Don’t shoot from the hip

President Carter’s Chief of Staff, Hamilton Jordon, was infamous for shooting from the hip. It harmed the Carter Presidency.

Early on in Brussels, I learned never to shoot from the hip. I spent months re-launching a report for a client that had been shot down by the Commission. It was politically dead on arrival.

The background was that after putting a considerable amount of time, resources and money, a report was launched to the press. The Commission performed a brutal demolition of the work, and the cause it sought to promote was set back by years.

I was brought it to rehabilitate things. It worked.

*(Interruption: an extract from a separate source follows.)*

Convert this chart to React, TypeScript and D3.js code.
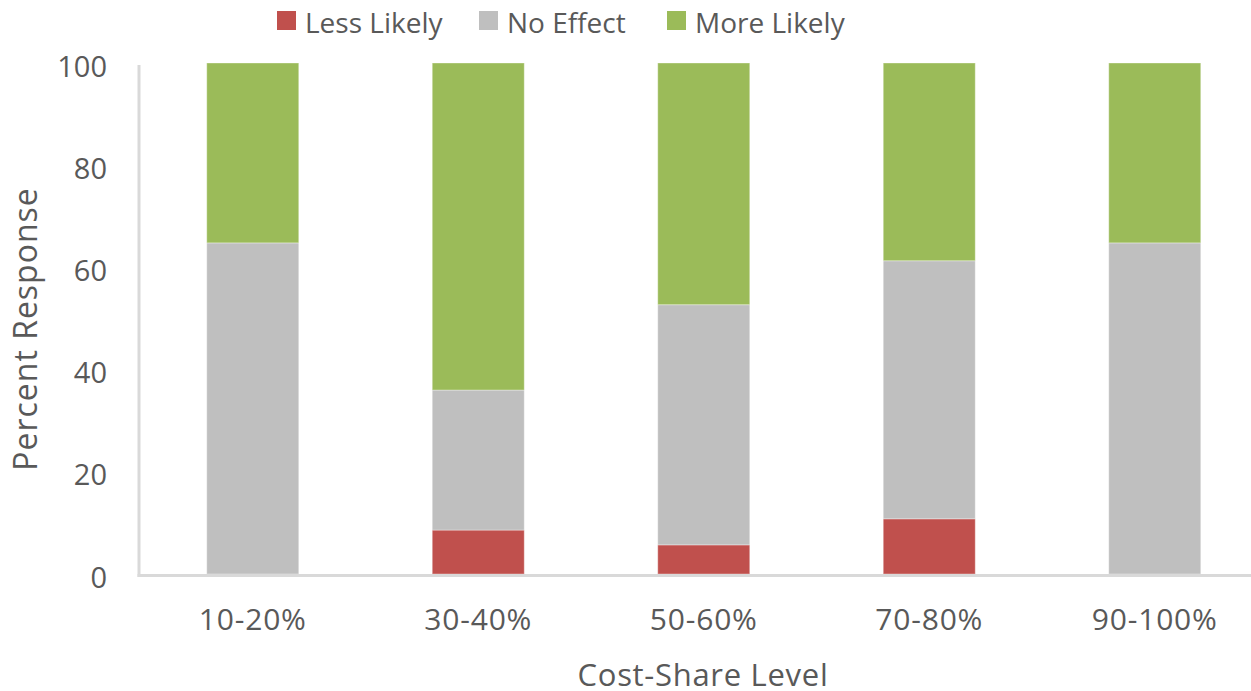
import * as d3 from "d3";

const categories = ["10-20%", "30-40%", "50-60%", "70-80%", "90-100%"];
const lessLikely = [0, 8.6, 5.7, 10.8, 0];
const noEffect = [64.8, 27.4, 47.0, 50.5, 64.8];
const moreLikely = [35.2, 64.0, 47.3, 38.7, 35.2];
const seriesNames = ["Less Likely", "No Effect", "More Likely"];
const colors = ["#C0504D", "#BFBFBF", "#9BBB59"];
const yTicks = [0, 20, 40, 60, 80, 100];

const width = 1251;
const height = 691;
const font = "'Open Sans', sans-serif";
const textColor = "#595959";
const axisColor = "#D9D9D9";

export default function App() {
  const rows = categories.map((c, i) => ({
    cat: c,
    "Less Likely": lessLikely[i],
    "No Effect": noEffect[i],
    "More Likely": moreLikely[i],
  }));
  const stacked = d3.stack<any>().keys(seriesNames)(rows);

  const x = d3
    .scaleBand()
    .domain(categories)
    .range([140, 1267.5])
    .paddingInner(0.592)
    .paddingOuter(0.296);
  const y = d3.scaleLinear().domain([0, 100]).range([574, 63]);

  // legend layout: square x, text x
  const legendItems = [
    { sq: 277, tx: 305 },
    { sq: 479, tx: 507 },
    { sq: 667, tx: 695 },
  ];

  return (
    <div style={{ position: "absolute", left: 0, top: 0 }}>
      <svg width={width} height={height} style={{ display: "block" }}>
        <rect width={width} height={height} fill="#fff" />

        {/* stacked bars */}
        {stacked.map((layer, si) => (
          <g key={layer.key} fill={colors[si]}>
            {layer.map((d, i) =>
              d[1] - d[0] > 0 ? (
                <rect
                  key={i}
                  x={x(categories[i])}
                  y={y(d[1])}
                  width={x.bandwidth()}
                  height={y(d[0]) - y(d[1])}
                  stroke="#ffffff"
                  strokeOpacity={0.35}
                  strokeWidth={1}
                />
              ) : null
            )}
          </g>
        ))}

        {/* axes lines */}
        <line x1={139} x2={139} y1={y(100) + 2} y2={y(0) + 3} stroke={axisColor} strokeWidth={3} />
        <line x1={137.5} x2={width} y1={y(0) + 1.5} y2={y(0) + 1.5} stroke={axisColor} strokeWidth={3} />

        {/* y tick labels */}
        {yTicks.map((t) => (
          <text
            key={t}
            x={107}
            y={y(t) + 2}
            textAnchor="end"
            dominantBaseline="central"
            fontFamily={font}
            fontSize={29}
            fill={textColor}
          >
            {t}
          </text>
        ))}

        {/* x tick labels */}
        {categories.map((c) => (
          <text
            key={c}
            x={(x(c) || 0) + x.bandwidth() / 2}
            y={630}
            textAnchor="middle"
            fontFamily={font}
            fontSize={30}
            letterSpacing={0.8}
            fill={textColor}
          >
            {c}
          </text>
        ))}

        {/* axis titles */}
        <text
          x={703}
          y={686}
          textAnchor="middle"
          fontFamily={font}
          fontSize={31}
          letterSpacing={0.7}
          fill={textColor}
        >
          Cost-Share Level
        </text>
        <text
          transform={`translate(37,329) rotate(-90)`}
          textAnchor="middle"
          fontFamily={font}
          fontSize={32}
          letterSpacing={1}
          fill={textColor}
        >
          Percent Response
        </text>

        {/* legend */}
        {seriesNames.map((s, i) => (
          <g key={s}>
            <rect x={legendItems[i].sq} y={11} width={19} height={19} fill={colors[i]} />
            <text
              x={legendItems[i].tx}
              y={33}
              fontFamily={font}
              fontSize={28}
              fill={textColor}
            >
              {s}
            </text>
          </g>
        ))}
      </svg>
    </div>
  );
}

From this, I learned the following:

  1. Never go out unless what you say is watertight.
  2. Use real experts, not fake experts. They cost more, but they are worth it.
  3. Hand over the draft report to the Commission before it is launched.
  4. Give the Commission the opportunity to give feedback on the draft report.
  5. Remove any errors they identify.
  6. If the report does not add up, pull it.
  7. Preferably, before you start work on the report, ask the Commission who they would use to prepare the report, and retain them.
  8. Don’t hire anyone who will alter the report’s findings,  if you don’t like the findings.
  9. If the study goes against you, publish it. It will come out anyway. The world is too small.
  10. Publish a study, warts and all. If it looks too good to be true, it is.
  11. Publish the good, the bad and the ugly. If you try and come across as a supermodel, people will know you are faking it, and you have used digital airbrushing to make yourself look good.
  12. If you don’t have the evidence, don’t make it up.
  13. If you don’t have the evidence, go back to the drawing board.
  14. If you know the ‘evidence is out there’, but you can’t find it, but you know it is in the ether, it is a sure sign that you are delusional.
  15. Make sure you get the report and evidence to the right people and the right time. Publishing it the day after the deciding vote is pointless.
  16. Bring in an editor to make the report look amazing and understandable.
  17. Use charts, infographics, and visuals in the report.
  18. Put an executive summary and key findings up at the front.
  19. Bring in the expert author(s) in for the media launch. Make sure they get some media training.
  20. Brief the Commission about the report in advance in a face to face. No-one likes surprises.
  21. Host briefings for Perm-Reps, MEPs, Commission officials and stakeholders. Make sure they are separate. They are more open when they are not in front of each other.